Featured Profile: Joan Coates

Joan Coats

University of Missouri veterinary neurologist Dr. Joan Coates conducts research that transcends animal medicine to advance human health.

Coates has discovered connections between neurological diseases in dogs and humans. She demonstrated that a DNA mutation responsible for degenerative myelopathy (DM) in dogs is the same mutation that causes some forms of amyotrophic lateral sclerosis (ALS) in humans.   ALS prompts neurodegeneration, leading to atrophied muscles and paralysis. In dogs, DM causes similar symptoms such as weakness and the inability to stand. Having an animal model for ALS will give human health researchers another disease model for understanding and treating the disease.

In collaborations with Dr. Martin Katz of the Mason Eye Institute, Coates has also worked to develop a treatment for Batten disease, a rare fatal genetic disorder that affects children and has also been found in dachshunds. The treatment has delayed onset and progression of symptoms in dogs with the disease – giving hope for a future treatment for children.

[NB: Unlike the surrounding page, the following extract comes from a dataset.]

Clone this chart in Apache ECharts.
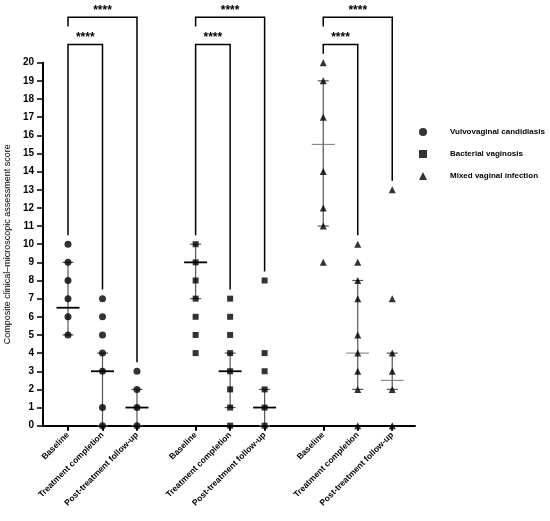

In addition to her work with canine genetics, Coates has joined forces with Dr. Teresa Lever from the School of Medicine to create the MU Voice Swallow and Airway Center. The interdisciplinary research center has made strides in treatments for hoarseness, dysphagia, aspiration and other throat-related issues in animals and humans.

Dr. Joan Coates is a professor of veterinary medicine and surgery and a member of the Comparative Neurology Program in the College of Veterinary Medicine.